You don't need to move abroad. You don't need special classes. If you surround yourself with English, if you practice, improvement comes. If you don't, then maybe you do need classes or moving abroad. I've needed years of practice to get where I am, but if you're committed to the cause, if you're passionate, you won't mind. I certainly don't. 

I'd say that you have to ask yourself an important question: is it worth it? Are you willing to spend years practicing? If you are, it comes with important rewards. Publishing in English is always better than any other language, you will reach a wider audience, no matter if you self-publish or not. In the end, that's what we, authors, want, to reach as many people as possible so they can experience the same journey we did while writing. Personally, I've experienced this first hand. I have translated into my native language some of my English short stories. The English versions ALWAYS got more comments and views than the Spanish ones. 

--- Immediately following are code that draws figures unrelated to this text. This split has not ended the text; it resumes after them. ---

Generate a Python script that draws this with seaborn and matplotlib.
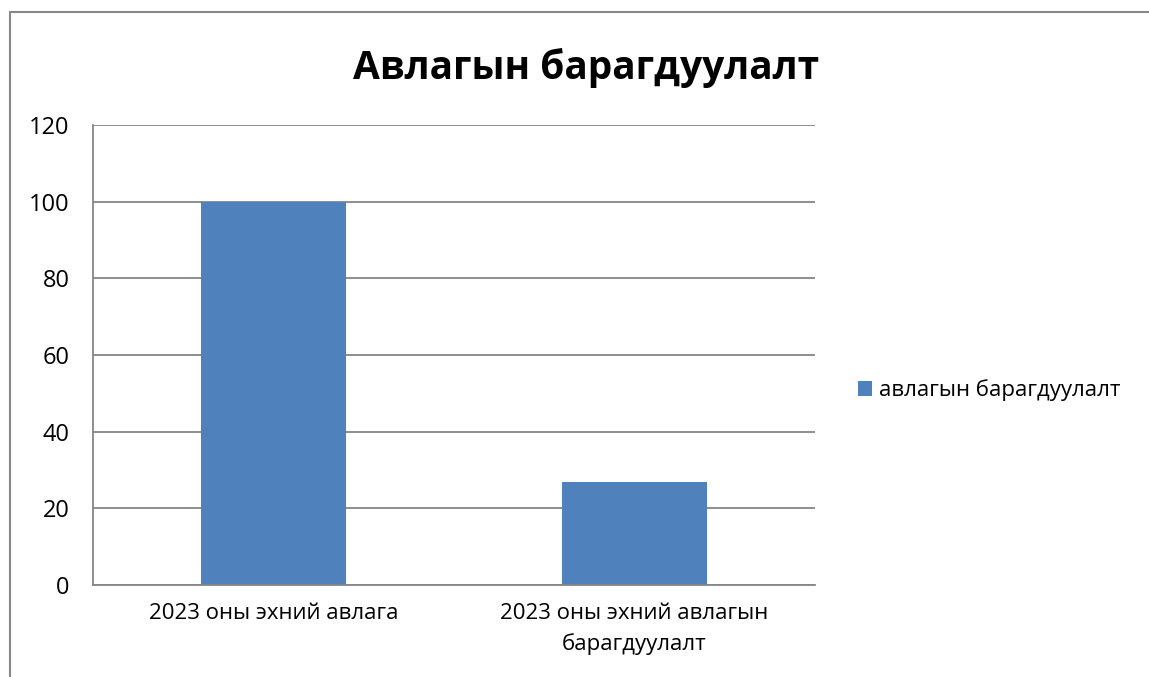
import matplotlib
matplotlib.use("Agg")
import matplotlib.pyplot as plt
import seaborn as sns
import pandas as pd
from matplotlib.lines import Line2D
from matplotlib.ticker import FixedLocator

categories = ["2023 оны эхний авлага", "2023 оны эхний авлагын барагдуулалт"]
tick_labels = ["2023 оны эхний авлага", "2023 оны эхний авлагын\nбарагдуулалт"]
values = [100, 26.8]
series_name = "авлагын барагдуулалт"
title = "Авлагын барагдуулалт"
y_ticks = [0, 20, 40, 60, 80, 100, 120]

sns.set_style("white")
plt.rcParams['font.family'] = ['Open Sans', 'DejaVu Sans']
plt.rcParams['text.color'] = 'black'
plt.rcParams['xtick.color'] = 'black'
plt.rcParams['ytick.color'] = 'black'

df = pd.DataFrame({"category": categories, "value": values, "series": [series_name] * len(categories)})

fig = plt.figure(figsize=(11.49, 6.77), dpi=100)
ax = fig.add_axes([93/1149, 1 - 585/677, (815-93)/1149, (585-125)/677])

bar_color = "#4F81BD"
sns.barplot(data=df, x="category", y="value", hue="series", palette=[bar_color],
            width=0.4, ax=ax, saturation=1, legend=True, linewidth=0)

ax.set_ylim(0, 120)
ax.set_xlim(-0.5, 1.5)
ax.set_yticks(y_ticks)
ax.yaxis.grid(True, color="#868686", linewidth=1.3)
ax.set_axisbelow(True)
ax.set_xlabel("")
ax.set_ylabel("")
ax.set_xticks(range(len(categories)))
ax.set_xticklabels(tick_labels, fontsize=16, linespacing=1.55)
ax.xaxis.set_minor_locator(FixedLocator([-0.5, 0.5, 1.5]))
ax.tick_params(axis="x", which="major", length=0, pad=13, labelcolor="black")
ax.tick_params(axis="x", which="minor", length=8, color="#868686", width=1.3)
ax.tick_params(axis="y", length=8, color="#868686", width=1.3, labelsize=17, pad=9, labelcolor="black")
for s in ["top", "right"]:
    ax.spines[s].set_visible(False)
for s in ["left", "bottom"]:
    ax.spines[s].set_color("#868686")
    ax.spines[s].set_linewidth(1.3)

leg = ax.legend(loc="center left", bbox_to_anchor=(1.047, 0.424), frameon=False, fontsize=16,
                handlelength=0.65, handleheight=0.65, handletextpad=0.3, borderaxespad=0)
for t in leg.get_texts():
    t.set_color("black")

fig.text(0.51, 1 - 68/677, title, fontsize=28, fontweight="bold", ha="center", va="center", color="black")

fig.add_artist(Line2D([10/1149, 10/1149], [0, 1 - 12/677], color="#888888", linewidth=1.5, transform=fig.transFigure))
fig.add_artist(Line2D([10/1149, 1], [1 - 12/677, 1 - 12/677], color="#888888", linewidth=1.5, transform=fig.transFigure))

fig.savefig("out.png", dpi=100)
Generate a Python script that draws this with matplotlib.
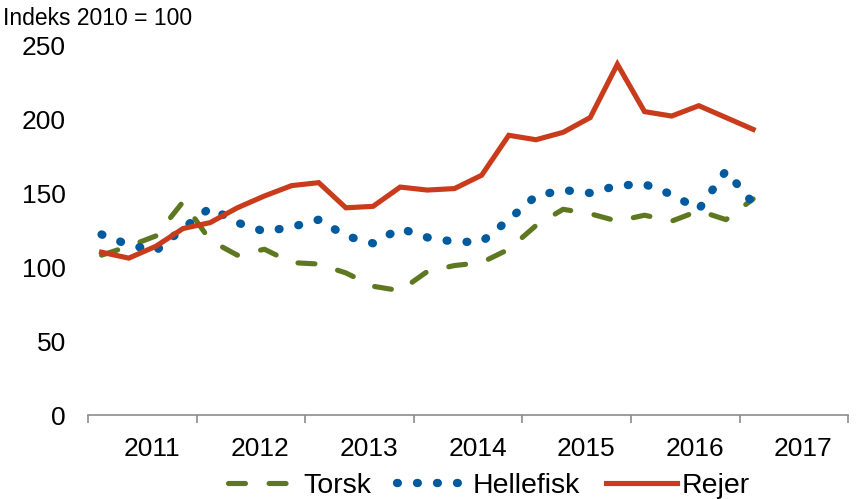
import numpy as np
import matplotlib
matplotlib.use("Agg")
import matplotlib.pyplot as plt
from matplotlib.ticker import FixedLocator, NullFormatter, FixedFormatter

plt.rcParams['font.family'] = ['Liberation Sans', 'DejaVu Sans']

# quarterly index values, 2011 Q1 .. 2017 Q1 (2010 = 100)
years = ["2011", "2012", "2013", "2014", "2015", "2016", "2017"]
torsk = [108, 114, 121, 144, 118, 108, 112, 103, 102, 96, 87, 84, 97,
         101, 103, 112, 128, 139, 136, 131, 135, 131, 138, 132, 146]
hellefisk = [122, 115, 111, 126, 140, 130, 124, 127, 132, 121, 116, 126, 120,
             117, 117, 132, 148, 152, 150, 155, 156, 149, 139, 165, 143]
rejer = [110, 106, 114, 126, 130, 140, 148, 155, 157, 140, 141, 154, 152,
         153, 162, 189, 186, 191, 201, 237, 205, 202, 209, 201, 193]

c_torsk = "#5e7821"
c_helle = "#005a9e"
c_rejer = "#c83c1c"

fig = plt.figure(figsize=(8.56, 4.99), dpi=100)
ax = fig.add_axes([0.1028, 0.1683, 0.888, 0.7415])

x = np.arange(len(rejer))
ax.plot(x, torsk, color=c_torsk, lw=3.7, linestyle=(0, (3.3, 4.6)),
        dash_capstyle="round", label="Torsk")
ax.plot(x, hellefisk, color=c_helle, lw=6.0, linestyle=(0, (0.1, 2.3)),
        dash_capstyle="round", label="Hellefisk")
ax.plot(x, rejer, color=c_rejer, lw=3.7, solid_joinstyle="miter",
        label="Rejer")

ax.set_ylim(0, 250)
ax.set_yticks([0, 50, 100, 150, 200, 250])
ax.tick_params(axis="y", length=0, pad=16, labelsize=19)

n_years = len(years)
ax.set_xlim(-0.5, 4 * n_years - 0.5)
ax.xaxis.set_major_locator(FixedLocator([4 * i - 0.5 for i in range(n_years + 1)]))
ax.xaxis.set_major_formatter(NullFormatter())
ax.xaxis.set_minor_locator(FixedLocator([4 * i + 1.85 for i in range(n_years)]))
ax.xaxis.set_minor_formatter(FixedFormatter(years))
ax.tick_params(axis="x", which="major", length=6, width=1.2, color="#8c8c8c", direction="out")
ax.tick_params(axis="x", which="minor", length=0, pad=16, labelsize=19)

for s in ["top", "right", "left"]:
    ax.spines[s].set_visible(False)
ax.spines["bottom"].set_color("#8c8c8c")
ax.spines["bottom"].set_linewidth(1.2)

fig.text(0.003, 0.985, "Indeks 2010 = 100", fontsize=16.5, va="top", ha="left")

fig.legend(loc="lower center", bbox_to_anchor=(0.571, 0.0), ncol=3,
           frameon=False, fontsize=20.5, handlelength=2.5, borderpad=0.0,
           borderaxespad=0.0, handletextpad=0.15, columnspacing=0.9)

fig.savefig("out.png", dpi=100)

I know this got too long xD. The point I was trying to make is: you can improve at writing in English, no doubt about it, but you need time and MASSIVE amounts of reading in English. Once you've gotten used to it, it gets easier and rewarding. 

If I've done it, anyone can. Go for it!

I actually thought everyone forgot about this post, 
I have to thank you for the encouragement,


since I feel the same about it as you do, even if I would write only to myself, that's enough for me. and i have seen a lot of improvement in my writing, and I think that I could get to a native's level in a few years, and that's my plan (together with building my daily career to support my writing). 

And again, thank you for the encouragement.